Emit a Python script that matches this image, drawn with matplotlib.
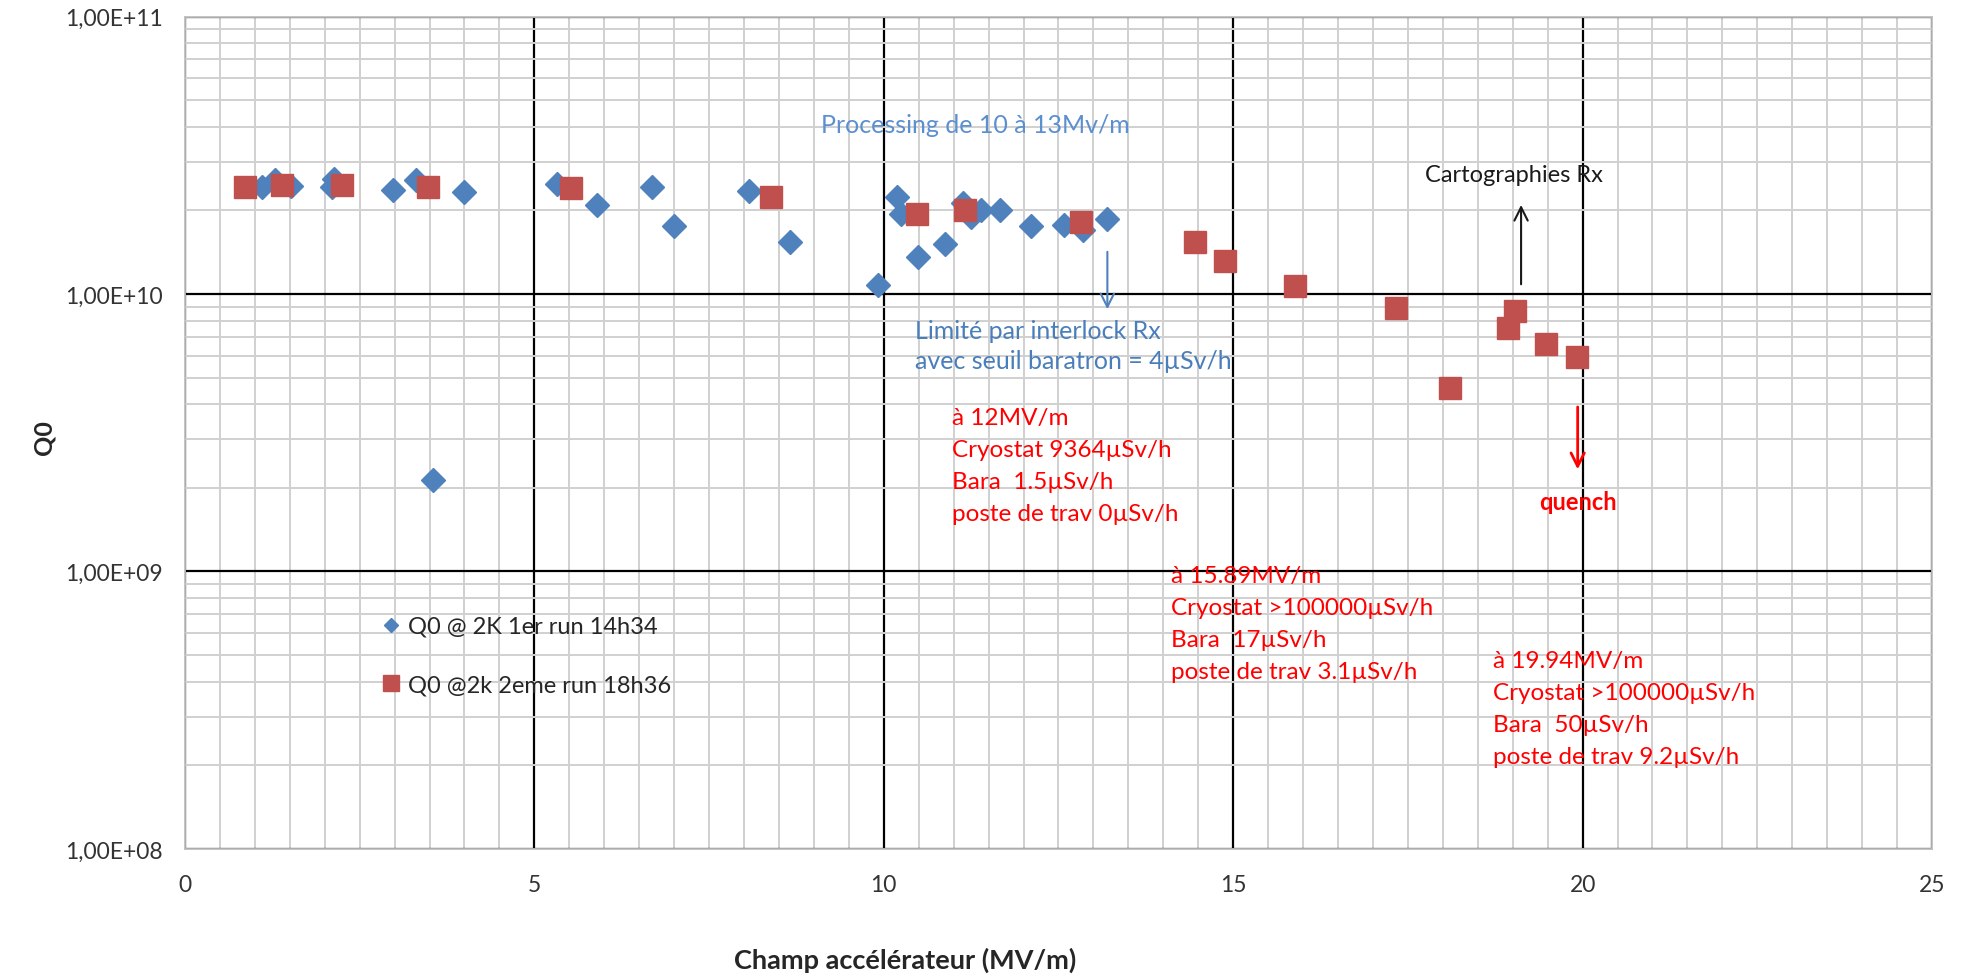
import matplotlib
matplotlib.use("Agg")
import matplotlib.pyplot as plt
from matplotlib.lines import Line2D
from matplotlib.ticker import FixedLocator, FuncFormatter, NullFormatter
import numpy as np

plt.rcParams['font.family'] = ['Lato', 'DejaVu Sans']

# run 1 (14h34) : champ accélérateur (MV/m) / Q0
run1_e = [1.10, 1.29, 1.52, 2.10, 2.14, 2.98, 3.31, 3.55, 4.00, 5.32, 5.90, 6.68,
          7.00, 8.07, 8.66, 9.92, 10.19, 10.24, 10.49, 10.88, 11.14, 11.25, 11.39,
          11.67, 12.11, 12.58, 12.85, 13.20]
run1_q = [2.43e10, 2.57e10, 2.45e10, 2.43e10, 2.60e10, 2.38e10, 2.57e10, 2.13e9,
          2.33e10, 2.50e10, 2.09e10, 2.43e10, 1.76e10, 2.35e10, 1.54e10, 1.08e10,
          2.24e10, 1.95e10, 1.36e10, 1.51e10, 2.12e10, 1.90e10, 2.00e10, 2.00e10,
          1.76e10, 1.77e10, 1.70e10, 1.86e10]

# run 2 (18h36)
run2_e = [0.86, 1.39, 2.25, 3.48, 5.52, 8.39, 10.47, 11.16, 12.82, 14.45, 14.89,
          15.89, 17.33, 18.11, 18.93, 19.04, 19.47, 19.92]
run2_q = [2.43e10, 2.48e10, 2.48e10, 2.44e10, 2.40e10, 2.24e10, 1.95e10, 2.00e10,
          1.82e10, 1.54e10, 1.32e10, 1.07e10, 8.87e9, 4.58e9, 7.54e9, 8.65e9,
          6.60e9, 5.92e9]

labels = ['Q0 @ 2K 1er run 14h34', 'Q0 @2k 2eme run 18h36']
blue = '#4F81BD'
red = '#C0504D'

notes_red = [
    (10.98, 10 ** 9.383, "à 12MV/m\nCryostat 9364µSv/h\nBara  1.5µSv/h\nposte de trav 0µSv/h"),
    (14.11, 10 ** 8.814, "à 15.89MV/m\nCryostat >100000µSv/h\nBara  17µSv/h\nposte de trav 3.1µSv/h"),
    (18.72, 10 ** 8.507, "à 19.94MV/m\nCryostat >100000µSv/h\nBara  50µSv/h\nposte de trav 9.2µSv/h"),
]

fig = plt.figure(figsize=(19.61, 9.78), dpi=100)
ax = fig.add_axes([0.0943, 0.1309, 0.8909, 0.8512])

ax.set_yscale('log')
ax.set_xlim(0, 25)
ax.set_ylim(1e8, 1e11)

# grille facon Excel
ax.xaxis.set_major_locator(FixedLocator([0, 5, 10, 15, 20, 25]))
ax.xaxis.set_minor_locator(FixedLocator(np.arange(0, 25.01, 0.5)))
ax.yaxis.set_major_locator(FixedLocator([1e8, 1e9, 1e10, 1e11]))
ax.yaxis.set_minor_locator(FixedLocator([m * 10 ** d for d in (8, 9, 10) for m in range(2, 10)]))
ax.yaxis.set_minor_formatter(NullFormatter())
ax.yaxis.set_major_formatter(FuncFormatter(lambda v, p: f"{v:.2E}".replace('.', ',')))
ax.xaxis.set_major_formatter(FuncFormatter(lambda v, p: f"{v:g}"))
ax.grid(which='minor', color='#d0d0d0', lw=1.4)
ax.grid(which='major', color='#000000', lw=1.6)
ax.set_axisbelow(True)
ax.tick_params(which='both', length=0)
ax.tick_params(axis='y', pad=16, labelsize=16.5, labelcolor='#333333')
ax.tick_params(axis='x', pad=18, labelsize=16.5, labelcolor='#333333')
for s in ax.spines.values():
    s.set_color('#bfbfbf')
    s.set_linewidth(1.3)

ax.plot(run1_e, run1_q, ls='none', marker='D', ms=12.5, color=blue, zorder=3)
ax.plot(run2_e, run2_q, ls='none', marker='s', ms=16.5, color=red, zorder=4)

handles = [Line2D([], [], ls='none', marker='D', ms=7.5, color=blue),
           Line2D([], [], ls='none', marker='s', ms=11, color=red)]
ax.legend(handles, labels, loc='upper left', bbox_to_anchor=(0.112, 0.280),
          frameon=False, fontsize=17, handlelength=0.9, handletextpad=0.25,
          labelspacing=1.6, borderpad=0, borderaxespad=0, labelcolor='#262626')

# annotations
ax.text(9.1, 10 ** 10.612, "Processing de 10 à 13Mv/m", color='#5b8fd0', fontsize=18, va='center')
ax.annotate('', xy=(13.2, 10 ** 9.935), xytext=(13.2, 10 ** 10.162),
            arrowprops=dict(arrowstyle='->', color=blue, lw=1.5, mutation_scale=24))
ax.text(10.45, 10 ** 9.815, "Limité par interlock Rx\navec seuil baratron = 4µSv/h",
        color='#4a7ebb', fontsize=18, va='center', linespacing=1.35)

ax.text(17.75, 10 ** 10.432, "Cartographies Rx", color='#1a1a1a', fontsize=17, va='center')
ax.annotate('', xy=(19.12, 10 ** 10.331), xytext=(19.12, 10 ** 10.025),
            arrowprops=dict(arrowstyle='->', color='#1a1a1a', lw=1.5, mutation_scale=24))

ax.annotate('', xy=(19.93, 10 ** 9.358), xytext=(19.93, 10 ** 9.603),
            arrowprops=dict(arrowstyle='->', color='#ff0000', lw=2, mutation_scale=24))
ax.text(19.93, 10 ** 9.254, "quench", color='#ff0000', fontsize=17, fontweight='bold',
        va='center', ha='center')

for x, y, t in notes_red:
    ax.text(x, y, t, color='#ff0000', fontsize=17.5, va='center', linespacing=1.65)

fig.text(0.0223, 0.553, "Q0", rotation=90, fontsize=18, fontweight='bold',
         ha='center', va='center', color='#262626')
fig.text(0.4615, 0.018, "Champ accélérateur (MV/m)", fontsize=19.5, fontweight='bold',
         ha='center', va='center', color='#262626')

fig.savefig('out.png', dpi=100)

········

Gather and return every line that holds the string "matplotlib".

Emit a Python script that matches this image, drawn with matplotlib.
import matplotlib
matplotlib.use("Agg")
import matplotlib.pyplot as plt
from matplotlib.lines import Line2D
from matplotlib.ticker import FixedLocator, FuncFormatter, NullFormatter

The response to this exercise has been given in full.